Hear that ladies? (implicitly, you’re the parent on the low income in this Farrar’s scenario) You don’t need a tax cut to compensate for the increased GST you’re paying with your income because your husband got a tax cut! As long as you have a wealthy husand, you’re no worse off. Whoo!

Key made similar comments on Q+A but it doesn’t stack up. Key promised that no-one would be worse off because of the hike in GST to pay for income tax cuts. That means all taxpayers need to get an offsetting income tax cut, whether they have a sugar daddy or not.

Key and Farrar want us to believe there isn’t a huge lower and middle class of people scraping by who are set to be hammered by a GST increase in a time of rising unemployment and stangnating wages. The poor, they say, aren’t really poor because they’re living with well-off people. Well, I don’t know about you, but my experience tells me that high-income people tend to live together and poor people tend to live together.
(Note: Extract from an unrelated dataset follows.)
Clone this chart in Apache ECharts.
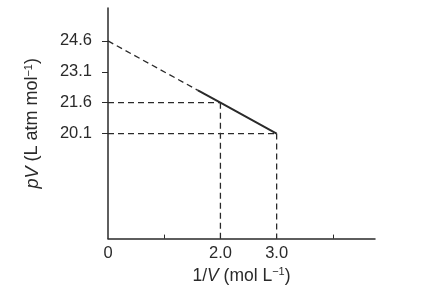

Anyway, the best bit is when Farrar concludes:

“So ignore the stupid stats and graphs about individual incomes. They are relevant to academic theory, rather than the real world. Household Family income is what affects most people”

I’ve been waiting for him to say that:



(graph is blocky because the source data is by decile. assumed uniform distribution of households within deciles and gradual trail-off in top decile)

50% of households have total incomes of less than $64,000. There are 365,000 households of two or more people getting by on a total income of less than $52,000. All these people, these one to two million people, will be worse off when National raises GST but doesn’t cut the bottom tax rate.

Whether you look at individual incomes or household incomes, the story is the same. The Right is blind to Middle New Zealand and the incomes we live on. Their only concern is tax cuts for the rich few, and we will be forced to pick up the bill.